Culture of Hoops

The Knicks Have A Big Problem

Screen capture courtesy of the NBA/YouTube.

Screen capture courtesy of the NBA/YouTube.

A few weeks ago I wrote about maximizing Joakim Noah despite his clear decline. It did not take long for me to eat those words. Heading into this week the Knicks were 14-10 with a share of third place in the Eastern Conference. At full health they are still are far cry from contenders to the Cavaliers’ throne, but at the bare minimum they are a playoff team. According to BBall Breakdown the Knicks are the only team in the league with a winning record despite their starting unit having a negative net rating. The source of that negative rating can be traced to one player. Phil Jackson’s $72 million man, Joakim Noah.

To say Noah has been bad would be a gross understatement. Per 100 possessions this season Noah is averaging 10.3 points, 18 rebounds, 6.1 assists, and 1.9 blocks while shooting 47-percent from the field . Not too bad for a center right? Well throw in the fact that he is dead last in the league in free throw percentage at 30-percent and sports one of the worst offensive games in the league today by far. Noah’s ineptitude has been highlighted by the absence of his longtime friend and teammate Derrick Rose who has been dealing with back spasms all week. With no Rose the Knicks have needed extra minutes and points from everyone, especially their richest free agent. Noah has responded with 8 points, 6 points and 2 points in his last three games. At a certain point the ability to grab rebounds does not save a player from being a bust everywhere else especially when his replacements are playing considerably better.

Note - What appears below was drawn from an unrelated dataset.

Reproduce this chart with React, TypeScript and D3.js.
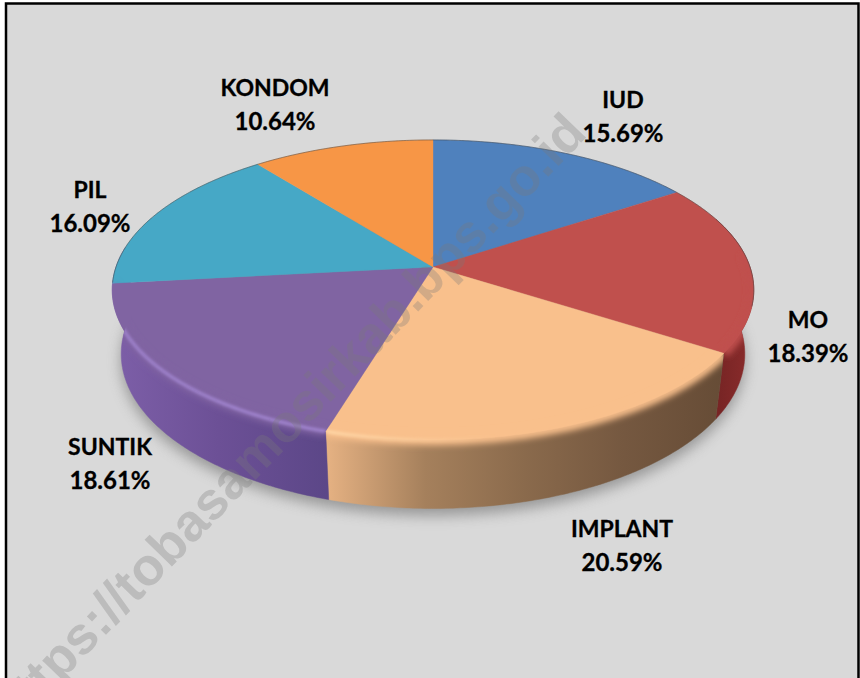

Kyle O’Quinn has been playing like a man that was given $72 million this offseason. One of the league’s better bargains ($4 million per year for two more seasons), O’Quinn does everything Noah can do just way better. This season O’Quinn is averaging 20.3 points, 17.4 rebounds, 4 assists, and 3.8 blocks while shooting 57-percent from the field per 100 possessions. When he is on the court the Knicks have a noticeably tougher presence. Noah is often seen getting bullied–most notably by Mr. Twitter Fingers, Enes Kanter early in the season–while O’Quinn has been the bully. On offense O’Quinn’s passing has been on par with Noah’s which is saying a lot given Noah’s passing prowess. Carmelo Anthony has developed a nice ESP with O’Quinn, hooking up with the big man countless times on this alley top play:

In the three games O’Quinn started in place of Noah the Knicks are 4-0. His best performance came against the latter part of a back-to-back against the Timberwolves in which O’Quinn scored 20 points, pulled down 14 rebounds, and added two blocks to carry the Knicks to victory.

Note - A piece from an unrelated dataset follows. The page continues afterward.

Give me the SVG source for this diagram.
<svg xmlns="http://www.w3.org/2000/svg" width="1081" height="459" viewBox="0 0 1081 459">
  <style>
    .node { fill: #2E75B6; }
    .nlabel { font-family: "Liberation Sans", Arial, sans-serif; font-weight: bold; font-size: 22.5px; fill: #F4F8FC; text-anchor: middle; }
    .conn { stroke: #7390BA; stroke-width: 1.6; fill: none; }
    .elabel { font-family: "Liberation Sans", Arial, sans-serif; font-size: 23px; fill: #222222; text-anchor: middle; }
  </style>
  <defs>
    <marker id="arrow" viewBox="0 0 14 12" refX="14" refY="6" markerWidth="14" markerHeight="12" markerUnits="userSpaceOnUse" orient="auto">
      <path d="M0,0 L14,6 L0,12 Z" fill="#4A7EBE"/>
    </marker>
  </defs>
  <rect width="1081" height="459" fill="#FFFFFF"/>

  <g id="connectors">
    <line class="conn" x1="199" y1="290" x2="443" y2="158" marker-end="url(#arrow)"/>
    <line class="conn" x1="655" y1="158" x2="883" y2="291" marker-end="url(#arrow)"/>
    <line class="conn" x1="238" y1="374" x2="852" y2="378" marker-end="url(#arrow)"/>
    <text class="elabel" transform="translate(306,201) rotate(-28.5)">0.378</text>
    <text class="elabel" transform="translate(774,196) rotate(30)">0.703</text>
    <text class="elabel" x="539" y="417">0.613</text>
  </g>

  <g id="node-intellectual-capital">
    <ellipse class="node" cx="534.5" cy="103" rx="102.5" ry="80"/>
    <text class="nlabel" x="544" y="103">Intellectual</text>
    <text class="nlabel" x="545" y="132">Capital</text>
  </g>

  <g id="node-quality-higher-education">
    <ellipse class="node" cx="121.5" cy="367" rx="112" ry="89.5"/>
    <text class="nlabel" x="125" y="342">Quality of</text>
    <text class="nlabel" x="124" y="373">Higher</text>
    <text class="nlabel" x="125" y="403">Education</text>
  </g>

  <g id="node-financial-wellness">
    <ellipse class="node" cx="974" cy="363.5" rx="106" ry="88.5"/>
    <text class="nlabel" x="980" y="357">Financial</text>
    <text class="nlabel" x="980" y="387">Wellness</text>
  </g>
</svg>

In addition to O’Quinn the Knicks’ other bargain big man, rookie Willy Hernangomez, has also played better than Noah. The rookie from Spain does have his lapses on defense, but it’s clear that him and his former Sevilla teammate Porzingis are the front court of the future for the Knicks. Hernangomez already possess an impressive post game on offense and has no problem getting physical. Against the Hawks earlier in the season Hernangomez frustrated Dwight Howard and held his ground in a Knicks win. In his last game he played a season-high 28 minutes and contributed 17 points and 10 rebounds. So far this season the rookie is averaging 21.1 points, 17.8 rebounds, 3.1 assists, and 2 blocks while shooting 57-percent from the field per 100 possessions.

The writing is in the stat sheet and even more clear on the court. Head coach Jeff Hornacek knows it too. After the loss in Denver on Saturday night he said this:

“We’re not getting off to great starts. It’s not all on Jo. We’re just trying to find a combination to get us going. We like his energy and what he can do that way.t’s hard to tell because Derrick hasn’t been in there. There is some concern with starts we’re getting off to, even with Derrick. We’re giving up a lot of points in the first quarter, so I don’t think we’re at that point [for] panic time there. It’s something to keep our eye on.’’

There is still time for Noah to turn it around, but how much can realistically change? He’s been a considerable downgrade to Robin Lopez in every department except passing. When the Knicks have lost most of the games it has been because of slow starts in the first quarter. They rank 25th in the league surrendering 27.7 points in the first quarter of games. On offense it’s usually four on five so teams can leave Noah alone until he is three feet from the basket. If he were able to catch lobs like DeAndre Jordan that’d be okay, but he can barely raise up for a jump ball.

Hornacek says the slow starts are not all on Noah, but anyone with a pair of eyes can see that. The true source of the problem with Noah is that he was signed the assumption the team would be running the triangle. This was before Hornacek wisely changed course for a quicker paced offense featuring pick-and-rolls leaving Noah in no man’s land. The Knicks were able to dump the triangle mercifully and now it may be time to dump that last remnant of that archaic system.